WHAT YOU WILL DO>
Write out the entries below once more, exactly, with the pictures left out.

SUPPLIED MATERIAL>
>> BEGIN
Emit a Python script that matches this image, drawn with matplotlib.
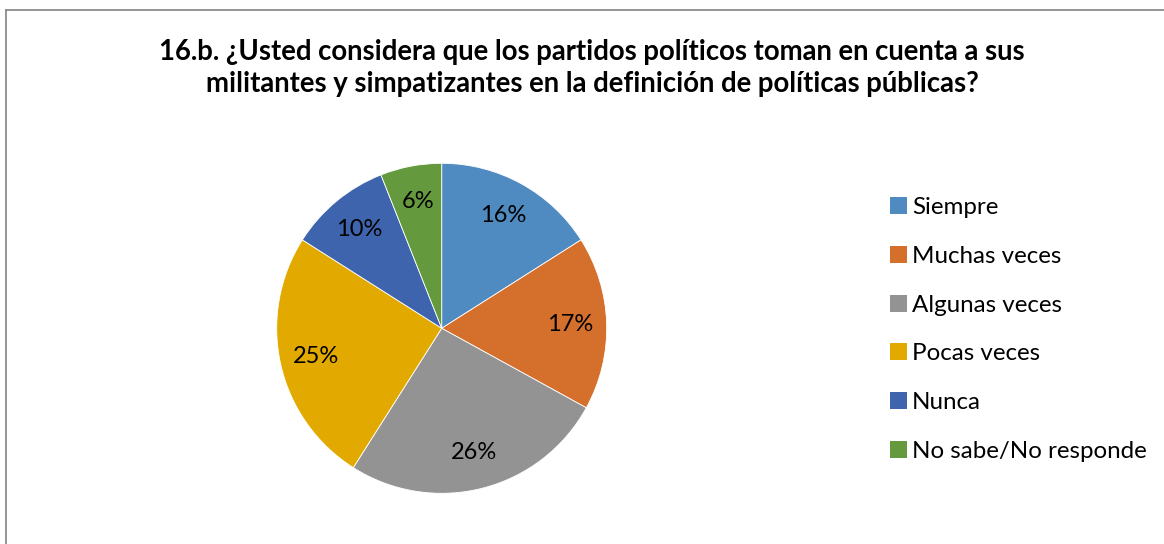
import matplotlib.pyplot as plt
from matplotlib.lines import Line2D
from matplotlib.patches import Patch

plt.rcParams["font.family"] = ["Lato", "DejaVu Sans"]

TITLE = ("16.b. ¿Usted considera que los partidos políticos toman en cuenta a sus\n"
         "militantes y simpatizantes en la definición de políticas públicas?")
categories = ["Siempre", "Muchas veces", "Algunas veces", "Pocas veces",
              "Nunca", "No sabe/No responde"]
shares = [16, 17, 26, 25, 10, 6]
colors = ["#4F8BC0", "#D4702C", "#939393", "#E2AA00", "#3D64AC", "#64993E"]

W, H = 1164, 544
fig = plt.figure(figsize=(W / 100, H / 100), dpi=100)

# chart frame (only left and top edges are visible in the crop)
fig.add_artist(Line2D([6 / W, 6 / W], [0, 1 - 10 / H], transform=fig.transFigure,
                      color="#8c8c8c", lw=1.3))
fig.add_artist(Line2D([6 / W, 1], [1 - 10 / H, 1 - 10 / H], transform=fig.transFigure,
                      color="#8c8c8c", lw=1.3))

fig.text(592 / W, 1 - 68 / H, TITLE, ha="center", va="center", fontsize=19.8,
         fontweight="bold", linespacing=1.3)

cx, cy, r = 441.7, 328.3, 165
ax = fig.add_axes([(cx - r) / W, (H - cy - r) / H, 2 * r / W, 2 * r / H])
wedges, _, autotexts = ax.pie(
    shares, colors=colors, startangle=90, counterclock=False,
    autopct="%d%%", pctdistance=0.78,
    wedgeprops={"edgecolor": "white", "linewidth": 0.6},
    textprops={"fontsize": 17, "color": "black"},
)
ax.set_xlim(-1, 1)
ax.set_ylim(-1, 1)
ax.set_aspect("equal")
ax.axis("off")

handles = [Patch(facecolor=c, edgecolor="none") for c in colors]
fig.legend(handles, categories, loc="upper left",
           bbox_to_anchor=(890 / W, 1 - 197 / H), frameon=False, fontsize=17.4,
           handlelength=0.7, handleheight=0.7, handletextpad=0.2,
           labelspacing=1.15, borderaxespad=0, borderpad=0)

fig.savefig("out.png", dpi=100)
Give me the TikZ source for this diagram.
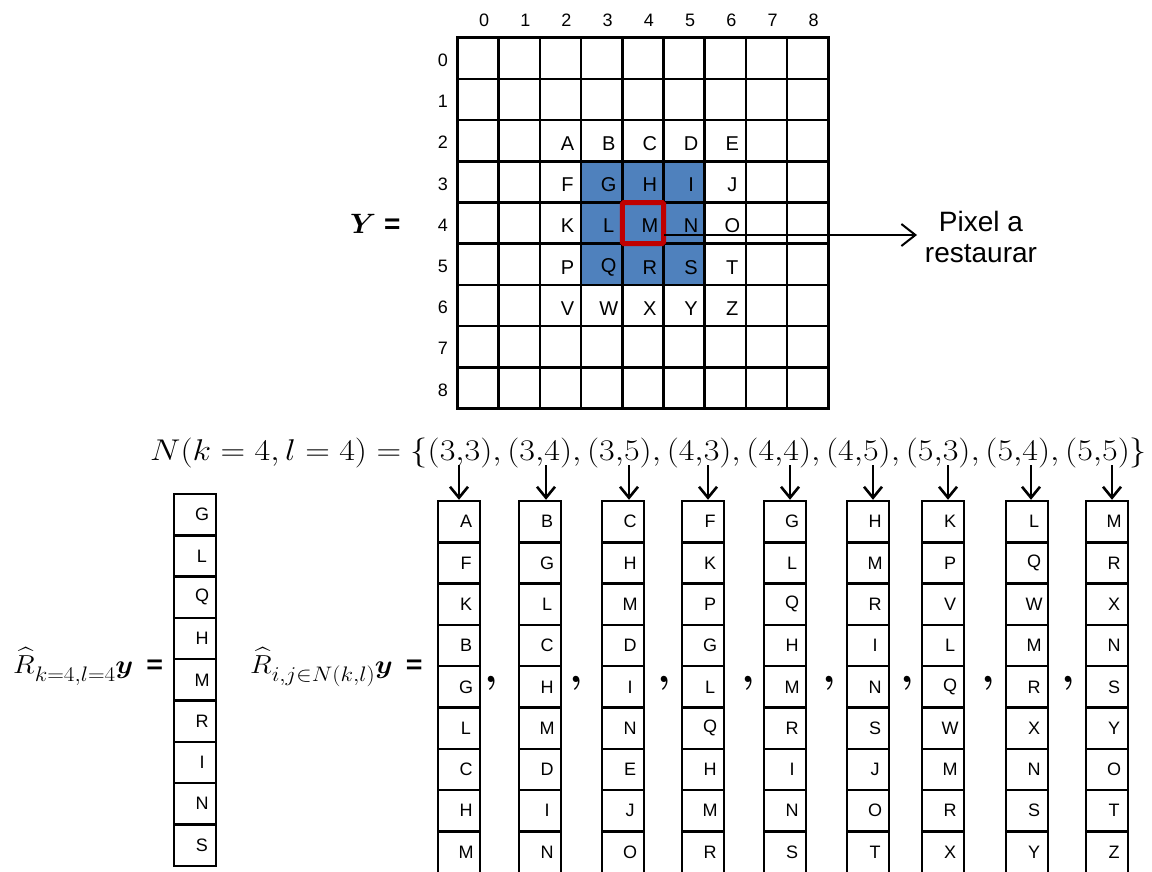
\RequirePackage{fix-cm}
\documentclass[tikz,border=0pt]{standalone}
\usepackage{amsmath,bm}
\usepackage{fontspec}
\setmainfont{Liberation Sans}
\usetikzlibrary{arrows.meta}
\definecolor{cellblue}{HTML}{4F81BD}
\definecolor{boxred}{HTML}{C00000}
\newcommand{\bigsub}[1]{\raisebox{-8pt}{\fontsize{21}{24}\selectfont$#1$}}
\begin{document}
\begin{tikzpicture}[x=1pt,y=-1pt,
  gl/.style={line width=2.7pt, line cap=rect},
  glet/.style={font=\fontsize{20}{24}\selectfont, inner sep=0pt},
  gnum/.style={font=\fontsize{18}{22}\selectfont, inner sep=0pt},
  vcell/.style={draw, line width=2.4pt, minimum width=42pt, minimum height=41.3pt, inner sep=0pt, font=\fontsize{18}{22}\selectfont},
  darr/.style={line width=2.6pt, -{Straight Barb[length=11pt,width=18pt,line width=2.6pt]}},
  parr/.style={line width=2pt, -{Straight Barb[length=14pt,width=22pt,line width=2pt]}},
  comma/.style={font=\fontsize{40}{44}\selectfont, inner sep=0pt},
  lbl/.style={font=\fontsize{26}{30}\selectfont, inner sep=0pt},
]
\useasboundingbox (0,0) rectangle (1152,871);
\clip (0,0) rectangle (1152,871);
\fill[white] (0,0) rectangle (1152,871);

% blue neighbourhood
\fill[cellblue] ({457.5+41.2*3},{37.7+41.2*3}) rectangle ({457.5+41.2*6},{37.7+41.2*6});

% grid
\foreach \i in {0,...,9} {
  \draw[gl] ({457.5+41.2*\i},37.7) -- ({457.5+41.2*\i},{37.7+41.2*9});
  \draw[gl] (457.5,{37.7+41.2*\i}) -- ({457.5+41.2*9},{37.7+41.2*\i});
}
% axis numbers
\foreach \i in {0,...,8} {
  \node[gnum] (cn\i) at ({457.5+41.2*\i+20.6+6},20) {\i};
  \node[gnum] (rn\i) at (443,{37.7+41.2*\i+20.6+2}) {\i};
}
% grid letters
\foreach \t [count=\i from 0] in {A,B,C,D,E,F,G,H,I,J,K,L,M,N,O,P,Q,R,S,T,V,W,X,Y,Z} {
  \pgfmathtruncatemacro\rr{2+div(\i,5)}
  \pgfmathtruncatemacro\cc{2+mod(\i,5)}
  \node[glet] (g\t) at ({457.5+41.2*\cc+20.6+7},{37.7+41.2*\rr+20.6+3}) {\t};
}
% red box
\draw[boxred, line width=5pt, rounded corners=1.5pt] ({457.5+41.2*4},{37.7+41.2*4}) rectangle ({457.5+41.2*5},{37.7+41.2*5});

% arrow to label
\coordinate (pstart) at (664,235);
\coordinate (pend) at (917,235);
\draw[parr] (pstart) -- (pend);
\node[font=\fontsize{28}{31}\selectfont, align=center, inner sep=0pt] (pix) at (981,237) {Pixel a\\restaurar};

% Y label
\node[font=\fontsize{28}{32}\selectfont, inner sep=0pt, anchor=base west] (Ylab) at (350,233) {$\bm{Y}$ \textbf{=}};

% neighbourhood set
\node[font=\fontsize{30}{36}\selectfont, inner sep=0pt, anchor=base west] (Nset) at (150,460)
  {\scalebox{1.137}[1]{$N(k=4,l=4)=\{(3{,}3),(3{,}4),(3{,}5),(4{,}3),(4{,}4),(4{,}5),(5{,}3),(5{,}4),(5{,}5)\}$}};

% left vector
\node[lbl, anchor=base west] (R1) at (13,673) {\scalebox{1.1}[1]{$\widehat{R}$\bigsub{k{=}4{,}l{=}4}$\bm{y}$\hspace{12pt}\textbf{=}}};
\foreach \t [count=\j from 0] in {G,L,Q,H,M,R,I,N,S} {
  \node[vcell] (u\j) at (195,{494+41.3*\j+20.65}) {\hspace*{14pt}\t};
}

% right label
\node[lbl, anchor=base west] (R2) at (250,673) {\scalebox{1.1}[1]{$\widehat{R}$\bigsub{i{,}j{\in}N(k{,}l)}$\bm{y}$\hspace{12pt}\textbf{=}}};

% patch vectors
\foreach \xl/\ax/\lst [count=\k] in {
  438/459/{A,F,K,B,G,L,C,H,M},
  519/546/{B,G,L,C,H,M,D,I,N},
  602/629/{C,H,M,D,I,N,E,J,O},
  682/708/{F,K,P,G,L,Q,H,M,R},
  764/790/{G,L,Q,H,M,R,I,N,S},
  847/873/{H,M,R,I,N,S,J,O,T},
  922/948/{K,P,V,L,Q,W,M,R,X},
  1006/1031/{L,Q,W,M,R,X,N,S,Y},
  1086/1112/{M,R,X,N,S,Y,O,T,Z}} {
  \foreach \t [count=\j from 0] in \lst {
    \node[vcell] (v\k-\j) at ({\xl+21},{501+41.3*\j+20.65}) {\hspace*{14pt}\t};
  }
  \coordinate (a\k) at (\ax,465);
  \draw[darr] (a\k) -- (a\k |- v\k-0.north);
}

% commas
\foreach \cx [count=\k] in {491,576,664,748,829,907,988,1068} {
  \node[comma] (c\k) at (\cx,683) {$\bm{,}$};
}
\end{tikzpicture}
\end{document}
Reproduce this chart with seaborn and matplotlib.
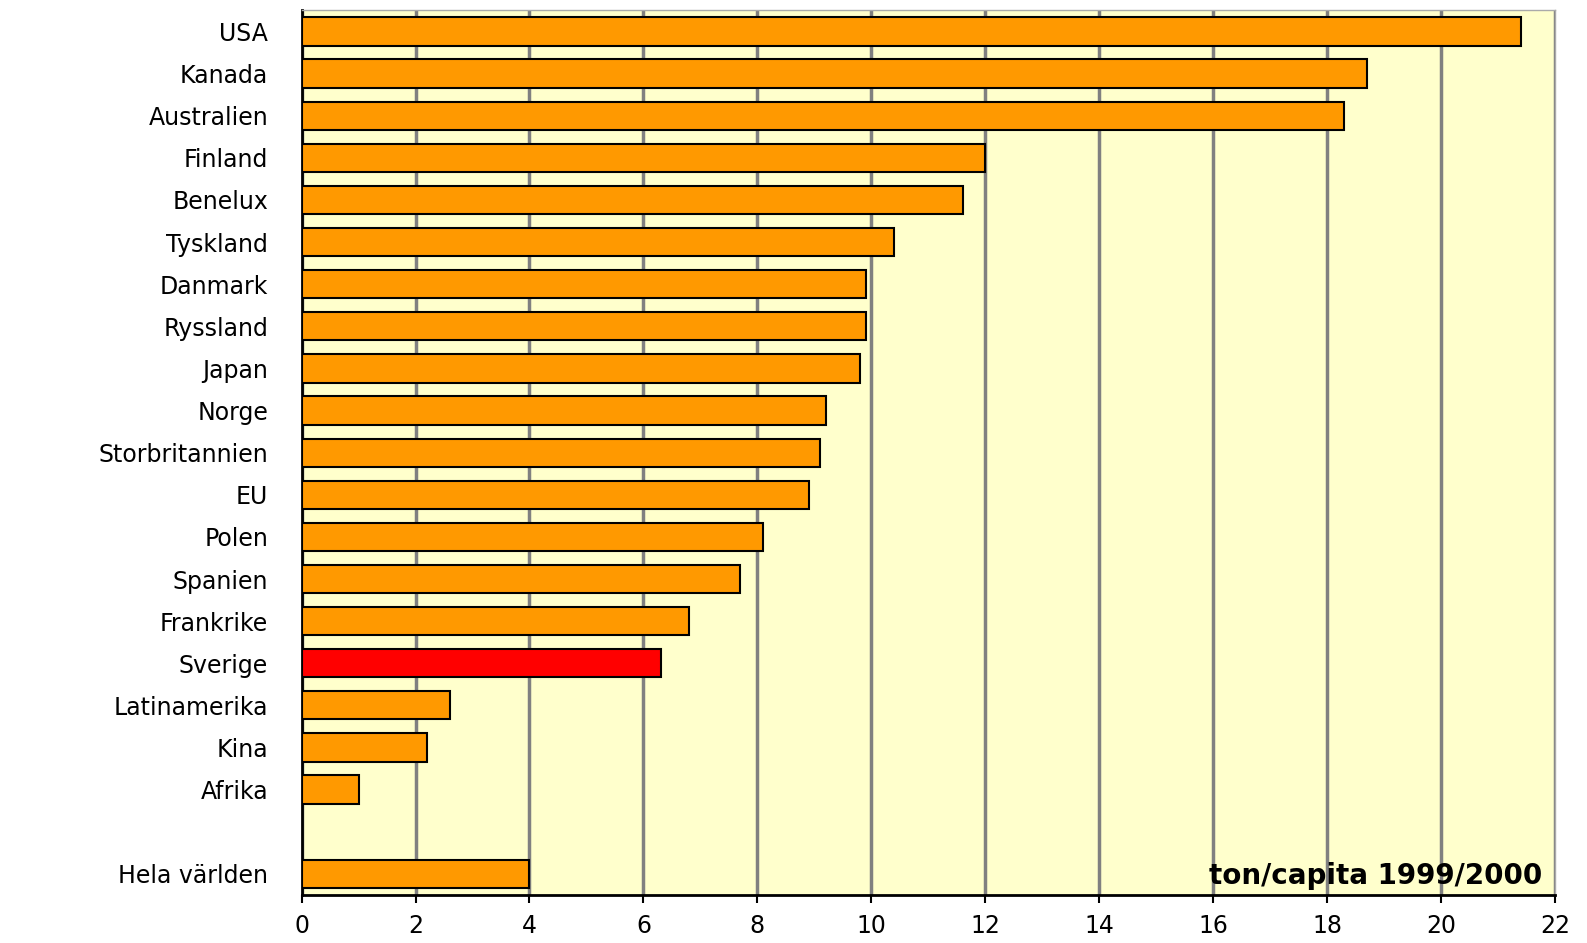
>> END
RESPONSE TO THIS EXERCISE>
Emit a Python script that matches this image, drawn with matplotlib.
import matplotlib.pyplot as plt
from matplotlib.lines import Line2D
from matplotlib.patches import Patch

plt.rcParams["font.family"] = ["Lato", "DejaVu Sans"]

TITLE = ("16.b. ¿Usted considera que los partidos políticos toman en cuenta a sus\n"
         "militantes y simpatizantes en la definición de políticas públicas?")
categories = ["Siempre", "Muchas veces", "Algunas veces", "Pocas veces",
              "Nunca", "No sabe/No responde"]
shares = [16, 17, 26, 25, 10, 6]
colors = ["#4F8BC0", "#D4702C", "#939393", "#E2AA00", "#3D64AC", "#64993E"]

W, H = 1164, 544
fig = plt.figure(figsize=(W / 100, H / 100), dpi=100)

# chart frame (only left and top edges are visible in the crop)
fig.add_artist(Line2D([6 / W, 6 / W], [0, 1 - 10 / H], transform=fig.transFigure,
                      color="#8c8c8c", lw=1.3))
fig.add_artist(Line2D([6 / W, 1], [1 - 10 / H, 1 - 10 / H], transform=fig.transFigure,
                      color="#8c8c8c", lw=1.3))

fig.text(592 / W, 1 - 68 / H, TITLE, ha="center", va="center", fontsize=19.8,
         fontweight="bold", linespacing=1.3)

cx, cy, r = 441.7, 328.3, 165
ax = fig.add_axes([(cx - r) / W, (H - cy - r) / H, 2 * r / W, 2 * r / H])
wedges, _, autotexts = ax.pie(
    shares, colors=colors, startangle=90, counterclock=False,
    autopct="%d%%", pctdistance=0.78,
    wedgeprops={"edgecolor": "white", "linewidth": 0.6},
    textprops={"fontsize": 17, "color": "black"},
)
ax.set_xlim(-1, 1)
ax.set_ylim(-1, 1)
ax.set_aspect("equal")
ax.axis("off")

handles = [Patch(facecolor=c, edgecolor="none") for c in colors]
fig.legend(handles, categories, loc="upper left",
           bbox_to_anchor=(890 / W, 1 - 197 / H), frameon=False, fontsize=17.4,
           handlelength=0.7, handleheight=0.7, handletextpad=0.2,
           labelspacing=1.15, borderaxespad=0, borderpad=0)

fig.savefig("out.png", dpi=100)
Give me the TikZ source for this diagram.
\RequirePackage{fix-cm}
\documentclass[tikz,border=0pt]{standalone}
\usepackage{amsmath,bm}
\usepackage{fontspec}
\setmainfont{Liberation Sans}
\usetikzlibrary{arrows.meta}
\definecolor{cellblue}{HTML}{4F81BD}
\definecolor{boxred}{HTML}{C00000}
\newcommand{\bigsub}[1]{\raisebox{-8pt}{\fontsize{21}{24}\selectfont$#1$}}
\begin{document}
\begin{tikzpicture}[x=1pt,y=-1pt,
  gl/.style={line width=2.7pt, line cap=rect},
  glet/.style={font=\fontsize{20}{24}\selectfont, inner sep=0pt},
  gnum/.style={font=\fontsize{18}{22}\selectfont, inner sep=0pt},
  vcell/.style={draw, line width=2.4pt, minimum width=42pt, minimum height=41.3pt, inner sep=0pt, font=\fontsize{18}{22}\selectfont},
  darr/.style={line width=2.6pt, -{Straight Barb[length=11pt,width=18pt,line width=2.6pt]}},
  parr/.style={line width=2pt, -{Straight Barb[length=14pt,width=22pt,line width=2pt]}},
  comma/.style={font=\fontsize{40}{44}\selectfont, inner sep=0pt},
  lbl/.style={font=\fontsize{26}{30}\selectfont, inner sep=0pt},
]
\useasboundingbox (0,0) rectangle (1152,871);
\clip (0,0) rectangle (1152,871);
\fill[white] (0,0) rectangle (1152,871);

% blue neighbourhood
\fill[cellblue] ({457.5+41.2*3},{37.7+41.2*3}) rectangle ({457.5+41.2*6},{37.7+41.2*6});

% grid
\foreach \i in {0,...,9} {
  \draw[gl] ({457.5+41.2*\i},37.7) -- ({457.5+41.2*\i},{37.7+41.2*9});
  \draw[gl] (457.5,{37.7+41.2*\i}) -- ({457.5+41.2*9},{37.7+41.2*\i});
}
% axis numbers
\foreach \i in {0,...,8} {
  \node[gnum] (cn\i) at ({457.5+41.2*\i+20.6+6},20) {\i};
  \node[gnum] (rn\i) at (443,{37.7+41.2*\i+20.6+2}) {\i};
}
% grid letters
\foreach \t [count=\i from 0] in {A,B,C,D,E,F,G,H,I,J,K,L,M,N,O,P,Q,R,S,T,V,W,X,Y,Z} {
  \pgfmathtruncatemacro\rr{2+div(\i,5)}
  \pgfmathtruncatemacro\cc{2+mod(\i,5)}
  \node[glet] (g\t) at ({457.5+41.2*\cc+20.6+7},{37.7+41.2*\rr+20.6+3}) {\t};
}
% red box
\draw[boxred, line width=5pt, rounded corners=1.5pt] ({457.5+41.2*4},{37.7+41.2*4}) rectangle ({457.5+41.2*5},{37.7+41.2*5});

% arrow to label
\coordinate (pstart) at (664,235);
\coordinate (pend) at (917,235);
\draw[parr] (pstart) -- (pend);
\node[font=\fontsize{28}{31}\selectfont, align=center, inner sep=0pt] (pix) at (981,237) {Pixel a\\restaurar};

% Y label
\node[font=\fontsize{28}{32}\selectfont, inner sep=0pt, anchor=base west] (Ylab) at (350,233) {$\bm{Y}$ \textbf{=}};

% neighbourhood set
\node[font=\fontsize{30}{36}\selectfont, inner sep=0pt, anchor=base west] (Nset) at (150,460)
  {\scalebox{1.137}[1]{$N(k=4,l=4)=\{(3{,}3),(3{,}4),(3{,}5),(4{,}3),(4{,}4),(4{,}5),(5{,}3),(5{,}4),(5{,}5)\}$}};

% left vector
\node[lbl, anchor=base west] (R1) at (13,673) {\scalebox{1.1}[1]{$\widehat{R}$\bigsub{k{=}4{,}l{=}4}$\bm{y}$\hspace{12pt}\textbf{=}}};
\foreach \t [count=\j from 0] in {G,L,Q,H,M,R,I,N,S} {
  \node[vcell] (u\j) at (195,{494+41.3*\j+20.65}) {\hspace*{14pt}\t};
}

% right label
\node[lbl, anchor=base west] (R2) at (250,673) {\scalebox{1.1}[1]{$\widehat{R}$\bigsub{i{,}j{\in}N(k{,}l)}$\bm{y}$\hspace{12pt}\textbf{=}}};

% patch vectors
\foreach \xl/\ax/\lst [count=\k] in {
  438/459/{A,F,K,B,G,L,C,H,M},
  519/546/{B,G,L,C,H,M,D,I,N},
  602/629/{C,H,M,D,I,N,E,J,O},
  682/708/{F,K,P,G,L,Q,H,M,R},
  764/790/{G,L,Q,H,M,R,I,N,S},
  847/873/{H,M,R,I,N,S,J,O,T},
  922/948/{K,P,V,L,Q,W,M,R,X},
  1006/1031/{L,Q,W,M,R,X,N,S,Y},
  1086/1112/{M,R,X,N,S,Y,O,T,Z}} {
  \foreach \t [count=\j from 0] in \lst {
    \node[vcell] (v\k-\j) at ({\xl+21},{501+41.3*\j+20.65}) {\hspace*{14pt}\t};
  }
  \coordinate (a\k) at (\ax,465);
  \draw[darr] (a\k) -- (a\k |- v\k-0.north);
}

% commas
\foreach \cx [count=\k] in {491,576,664,748,829,907,988,1068} {
  \node[comma] (c\k) at (\cx,683) {$\bm{,}$};
}
\end{tikzpicture}
\end{document}
Reproduce this chart with seaborn and matplotlib.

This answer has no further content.